Direction> Without the pictures, repeat the listing character for character.

Raw data>

------------------------------

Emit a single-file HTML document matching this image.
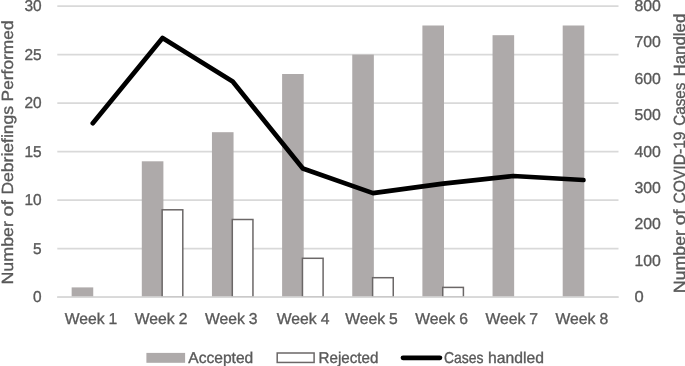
<!DOCTYPE html>
<html lang="en"><head><meta charset="utf-8"><title>Debriefings chart</title>
<style>html,body{margin:0;padding:0;background:#fff;}body{width:685px;height:366px;overflow:hidden;}svg{display:block;}text{font-family:"Liberation Sans",sans-serif;fill:#595959;stroke:#595959;stroke-width:0.35px;text-rendering:geometricPrecision;}</style></head><body>
<svg width="685" height="366" viewBox="0 0 685 366">
<rect width="685" height="366" fill="#ffffff"/>
<g stroke="#d9d9d9" stroke-width="1.6" fill="none">
<line x1="57.30" y1="297.10" x2="618.50" y2="297.10"/>
<line x1="57.30" y1="248.60" x2="618.50" y2="248.60"/>
<line x1="57.30" y1="200.10" x2="618.50" y2="200.10"/>
<line x1="57.30" y1="151.60" x2="618.50" y2="151.60"/>
<line x1="57.30" y1="103.10" x2="618.50" y2="103.10"/>
<line x1="57.30" y1="54.60" x2="618.50" y2="54.60"/>
<line x1="57.30" y1="6.10" x2="618.50" y2="6.10"/>
</g>
<g fill="#aeaaaa">
<rect x="71.65" y="287.40" width="21.60" height="9.70"/>
<rect x="141.80" y="161.30" width="21.60" height="135.80"/>
<rect x="211.95" y="132.20" width="21.60" height="164.90"/>
<rect x="282.10" y="74.00" width="21.60" height="223.10"/>
<rect x="352.25" y="54.60" width="21.60" height="242.50"/>
<rect x="422.40" y="25.50" width="21.60" height="271.60"/>
<rect x="492.55" y="35.20" width="21.60" height="261.90"/>
<rect x="562.70" y="25.50" width="21.60" height="271.60"/>
</g>
<g fill="#ffffff" stroke="#6b6767" stroke-width="1.5">
<rect x="162.15" y="209.80" width="20.65" height="87.30"/>
<rect x="232.30" y="219.50" width="20.65" height="77.60"/>
<rect x="302.45" y="258.30" width="20.65" height="38.80"/>
<rect x="372.60" y="277.70" width="20.65" height="19.40"/>
<rect x="442.75" y="287.40" width="20.65" height="9.70"/>
</g>
<line x1="57.30" y1="297.10" x2="618.50" y2="297.10" stroke="#d9d9d9" stroke-width="1.6"/>
<polyline points="92.78,123.27 162.53,37.93 232.68,81.47 302.83,168.56 372.98,193.15 443.13,183.68 513.27,176.00 583.42,180.00" fill="none" stroke="#000000" stroke-width="4.7" stroke-linecap="round" stroke-linejoin="round"/>
<g font-size="15.7" text-anchor="end">
<text x="41.6" y="302.05" textLength="8.6" lengthAdjust="spacingAndGlyphs">0</text>
<text x="41.6" y="253.55" textLength="8.6" lengthAdjust="spacingAndGlyphs">5</text>
<text x="41.6" y="205.05" textLength="17.2" lengthAdjust="spacingAndGlyphs">10</text>
<text x="41.6" y="156.55" textLength="17.2" lengthAdjust="spacingAndGlyphs">15</text>
<text x="41.6" y="108.05" textLength="17.2" lengthAdjust="spacingAndGlyphs">20</text>
<text x="41.6" y="59.55" textLength="17.2" lengthAdjust="spacingAndGlyphs">25</text>
<text x="41.6" y="11.05" textLength="17.2" lengthAdjust="spacingAndGlyphs">30</text>
</g>
<g font-size="15.7" text-anchor="start">
<text x="634.5" y="302.05" textLength="9.2" lengthAdjust="spacingAndGlyphs">0</text>
<text x="634.5" y="265.68" textLength="26.4" lengthAdjust="spacingAndGlyphs">100</text>
<text x="634.5" y="229.30" textLength="26.4" lengthAdjust="spacingAndGlyphs">200</text>
<text x="634.5" y="192.93" textLength="26.4" lengthAdjust="spacingAndGlyphs">300</text>
<text x="634.5" y="156.55" textLength="26.4" lengthAdjust="spacingAndGlyphs">400</text>
<text x="634.5" y="120.18" textLength="26.4" lengthAdjust="spacingAndGlyphs">500</text>
<text x="634.5" y="83.80" textLength="26.4" lengthAdjust="spacingAndGlyphs">600</text>
<text x="634.5" y="47.43" textLength="26.4" lengthAdjust="spacingAndGlyphs">700</text>
<text x="634.5" y="11.05" textLength="26.4" lengthAdjust="spacingAndGlyphs">800</text>
</g>
<g font-size="15.7" text-anchor="start">
<text y="324.3"><tspan x="64.70" textLength="39.9" lengthAdjust="spacingAndGlyphs">Week</tspan> <tspan x="108.60">1</tspan></text>
<text y="324.3"><tspan x="134.82" textLength="39.9" lengthAdjust="spacingAndGlyphs">Week</tspan> <tspan x="178.72">2</tspan></text>
<text y="324.3"><tspan x="204.94" textLength="39.9" lengthAdjust="spacingAndGlyphs">Week</tspan> <tspan x="248.84">3</tspan></text>
<text y="324.3"><tspan x="276.76" textLength="39.9" lengthAdjust="spacingAndGlyphs">Week</tspan> <tspan x="320.66">4</tspan></text>
<text y="324.3"><tspan x="345.18" textLength="39.9" lengthAdjust="spacingAndGlyphs">Week</tspan> <tspan x="389.08">5</tspan></text>
<text y="324.3"><tspan x="415.30" textLength="39.9" lengthAdjust="spacingAndGlyphs">Week</tspan> <tspan x="459.20">6</tspan></text>
<text y="324.3"><tspan x="485.42" textLength="39.9" lengthAdjust="spacingAndGlyphs">Week</tspan> <tspan x="529.32">7</tspan></text>
<text y="324.3"><tspan x="555.54" textLength="39.9" lengthAdjust="spacingAndGlyphs">Week</tspan> <tspan x="599.44">8</tspan></text>
</g>
<text font-size="16.2" text-anchor="start" transform="translate(13.20,0) rotate(-90)"><tspan x="-284.50" textLength="63.40" lengthAdjust="spacingAndGlyphs">Number</tspan> <tspan x="-216.40" textLength="16.20" lengthAdjust="spacingAndGlyphs">of</tspan> <tspan x="-194.60" textLength="88.70" lengthAdjust="spacingAndGlyphs">Debriefings</tspan> <tspan x="-101.40" textLength="81.00" lengthAdjust="spacingAndGlyphs">Performed</tspan></text>
<text font-size="16.2" text-anchor="start" transform="translate(684.60,0) rotate(-90)"><tspan x="-293.30" textLength="63.30" lengthAdjust="spacingAndGlyphs">Number</tspan> <tspan x="-225.30" textLength="15.80" lengthAdjust="spacingAndGlyphs">of</tspan> <tspan x="-203.50" textLength="72.00" lengthAdjust="spacingAndGlyphs">COVID-19</tspan> <tspan x="-125.80" textLength="43.20" lengthAdjust="spacingAndGlyphs">Cases</tspan> <tspan x="-76.50" textLength="62.80" lengthAdjust="spacingAndGlyphs">Handled</tspan></text>
<rect x="146.4" y="352.9" width="38.7" height="9.9" fill="#aeaaaa"/>
<text font-size="15.7" x="188.3" y="362.5" textLength="65" lengthAdjust="spacingAndGlyphs">Accepted</text>
<rect x="277.2" y="353.0" width="36.9" height="9.45" fill="#ffffff" stroke="#6b6767" stroke-width="1.5"/>
<text font-size="15.7" x="318.5" y="362.5" textLength="59.9" lengthAdjust="spacingAndGlyphs">Rejected</text>
<line x1="403" y1="357.8" x2="439.9" y2="357.8" stroke="#000" stroke-width="4.8" stroke-linecap="round"/>
<text font-size="15.7" y="362.5"><tspan x="443.9" textLength="39.6" lengthAdjust="spacingAndGlyphs">Cases</tspan> <tspan x="488.1" textLength="55.9" lengthAdjust="spacingAndGlyphs">handled</tspan></text>
</svg></body></html>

------------------------------

Result of the exercise>
Emit a single-file HTML document matching this image.
<!DOCTYPE html>
<html lang="en"><head><meta charset="utf-8"><title>Debriefings chart</title>
<style>html,body{margin:0;padding:0;background:#fff;}body{width:685px;height:366px;overflow:hidden;}svg{display:block;}text{font-family:"Liberation Sans",sans-serif;fill:#595959;stroke:#595959;stroke-width:0.35px;text-rendering:geometricPrecision;}</style></head><body>
<svg width="685" height="366" viewBox="0 0 685 366">
<rect width="685" height="366" fill="#ffffff"/>
<g stroke="#d9d9d9" stroke-width="1.6" fill="none">
<line x1="57.30" y1="297.10" x2="618.50" y2="297.10"/>
<line x1="57.30" y1="248.60" x2="618.50" y2="248.60"/>
<line x1="57.30" y1="200.10" x2="618.50" y2="200.10"/>
<line x1="57.30" y1="151.60" x2="618.50" y2="151.60"/>
<line x1="57.30" y1="103.10" x2="618.50" y2="103.10"/>
<line x1="57.30" y1="54.60" x2="618.50" y2="54.60"/>
<line x1="57.30" y1="6.10" x2="618.50" y2="6.10"/>
</g>
<g fill="#aeaaaa">
<rect x="71.65" y="287.40" width="21.60" height="9.70"/>
<rect x="141.80" y="161.30" width="21.60" height="135.80"/>
<rect x="211.95" y="132.20" width="21.60" height="164.90"/>
<rect x="282.10" y="74.00" width="21.60" height="223.10"/>
<rect x="352.25" y="54.60" width="21.60" height="242.50"/>
<rect x="422.40" y="25.50" width="21.60" height="271.60"/>
<rect x="492.55" y="35.20" width="21.60" height="261.90"/>
<rect x="562.70" y="25.50" width="21.60" height="271.60"/>
</g>
<g fill="#ffffff" stroke="#6b6767" stroke-width="1.5">
<rect x="162.15" y="209.80" width="20.65" height="87.30"/>
<rect x="232.30" y="219.50" width="20.65" height="77.60"/>
<rect x="302.45" y="258.30" width="20.65" height="38.80"/>
<rect x="372.60" y="277.70" width="20.65" height="19.40"/>
<rect x="442.75" y="287.40" width="20.65" height="9.70"/>
</g>
<line x1="57.30" y1="297.10" x2="618.50" y2="297.10" stroke="#d9d9d9" stroke-width="1.6"/>
<polyline points="92.78,123.27 162.53,37.93 232.68,81.47 302.83,168.56 372.98,193.15 443.13,183.68 513.27,176.00 583.42,180.00" fill="none" stroke="#000000" stroke-width="4.7" stroke-linecap="round" stroke-linejoin="round"/>
<g font-size="15.7" text-anchor="end">
<text x="41.6" y="302.05" textLength="8.6" lengthAdjust="spacingAndGlyphs">0</text>
<text x="41.6" y="253.55" textLength="8.6" lengthAdjust="spacingAndGlyphs">5</text>
<text x="41.6" y="205.05" textLength="17.2" lengthAdjust="spacingAndGlyphs">10</text>
<text x="41.6" y="156.55" textLength="17.2" lengthAdjust="spacingAndGlyphs">15</text>
<text x="41.6" y="108.05" textLength="17.2" lengthAdjust="spacingAndGlyphs">20</text>
<text x="41.6" y="59.55" textLength="17.2" lengthAdjust="spacingAndGlyphs">25</text>
<text x="41.6" y="11.05" textLength="17.2" lengthAdjust="spacingAndGlyphs">30</text>
</g>
<g font-size="15.7" text-anchor="start">
<text x="634.5" y="302.05" textLength="9.2" lengthAdjust="spacingAndGlyphs">0</text>
<text x="634.5" y="265.68" textLength="26.4" lengthAdjust="spacingAndGlyphs">100</text>
<text x="634.5" y="229.30" textLength="26.4" lengthAdjust="spacingAndGlyphs">200</text>
<text x="634.5" y="192.93" textLength="26.4" lengthAdjust="spacingAndGlyphs">300</text>
<text x="634.5" y="156.55" textLength="26.4" lengthAdjust="spacingAndGlyphs">400</text>
<text x="634.5" y="120.18" textLength="26.4" lengthAdjust="spacingAndGlyphs">500</text>
<text x="634.5" y="83.80" textLength="26.4" lengthAdjust="spacingAndGlyphs">600</text>
<text x="634.5" y="47.43" textLength="26.4" lengthAdjust="spacingAndGlyphs">700</text>
<text x="634.5" y="11.05" textLength="26.4" lengthAdjust="spacingAndGlyphs">800</text>
</g>
<g font-size="15.7" text-anchor="start">
<text y="324.3"><tspan x="64.70" textLength="39.9" lengthAdjust="spacingAndGlyphs">Week</tspan> <tspan x="108.60">1</tspan></text>
<text y="324.3"><tspan x="134.82" textLength="39.9" lengthAdjust="spacingAndGlyphs">Week</tspan> <tspan x="178.72">2</tspan></text>
<text y="324.3"><tspan x="204.94" textLength="39.9" lengthAdjust="spacingAndGlyphs">Week</tspan> <tspan x="248.84">3</tspan></text>
<text y="324.3"><tspan x="276.76" textLength="39.9" lengthAdjust="spacingAndGlyphs">Week</tspan> <tspan x="320.66">4</tspan></text>
<text y="324.3"><tspan x="345.18" textLength="39.9" lengthAdjust="spacingAndGlyphs">Week</tspan> <tspan x="389.08">5</tspan></text>
<text y="324.3"><tspan x="415.30" textLength="39.9" lengthAdjust="spacingAndGlyphs">Week</tspan> <tspan x="459.20">6</tspan></text>
<text y="324.3"><tspan x="485.42" textLength="39.9" lengthAdjust="spacingAndGlyphs">Week</tspan> <tspan x="529.32">7</tspan></text>
<text y="324.3"><tspan x="555.54" textLength="39.9" lengthAdjust="spacingAndGlyphs">Week</tspan> <tspan x="599.44">8</tspan></text>
</g>
<text font-size="16.2" text-anchor="start" transform="translate(13.20,0) rotate(-90)"><tspan x="-284.50" textLength="63.40" lengthAdjust="spacingAndGlyphs">Number</tspan> <tspan x="-216.40" textLength="16.20" lengthAdjust="spacingAndGlyphs">of</tspan> <tspan x="-194.60" textLength="88.70" lengthAdjust="spacingAndGlyphs">Debriefings</tspan> <tspan x="-101.40" textLength="81.00" lengthAdjust="spacingAndGlyphs">Performed</tspan></text>
<text font-size="16.2" text-anchor="start" transform="translate(684.60,0) rotate(-90)"><tspan x="-293.30" textLength="63.30" lengthAdjust="spacingAndGlyphs">Number</tspan> <tspan x="-225.30" textLength="15.80" lengthAdjust="spacingAndGlyphs">of</tspan> <tspan x="-203.50" textLength="72.00" lengthAdjust="spacingAndGlyphs">COVID-19</tspan> <tspan x="-125.80" textLength="43.20" lengthAdjust="spacingAndGlyphs">Cases</tspan> <tspan x="-76.50" textLength="62.80" lengthAdjust="spacingAndGlyphs">Handled</tspan></text>
<rect x="146.4" y="352.9" width="38.7" height="9.9" fill="#aeaaaa"/>
<text font-size="15.7" x="188.3" y="362.5" textLength="65" lengthAdjust="spacingAndGlyphs">Accepted</text>
<rect x="277.2" y="353.0" width="36.9" height="9.45" fill="#ffffff" stroke="#6b6767" stroke-width="1.5"/>
<text font-size="15.7" x="318.5" y="362.5" textLength="59.9" lengthAdjust="spacingAndGlyphs">Rejected</text>
<line x1="403" y1="357.8" x2="439.9" y2="357.8" stroke="#000" stroke-width="4.8" stroke-linecap="round"/>
<text font-size="15.7" y="362.5"><tspan x="443.9" textLength="39.6" lengthAdjust="spacingAndGlyphs">Cases</tspan> <tspan x="488.1" textLength="55.9" lengthAdjust="spacingAndGlyphs">handled</tspan></text>
</svg></body></html>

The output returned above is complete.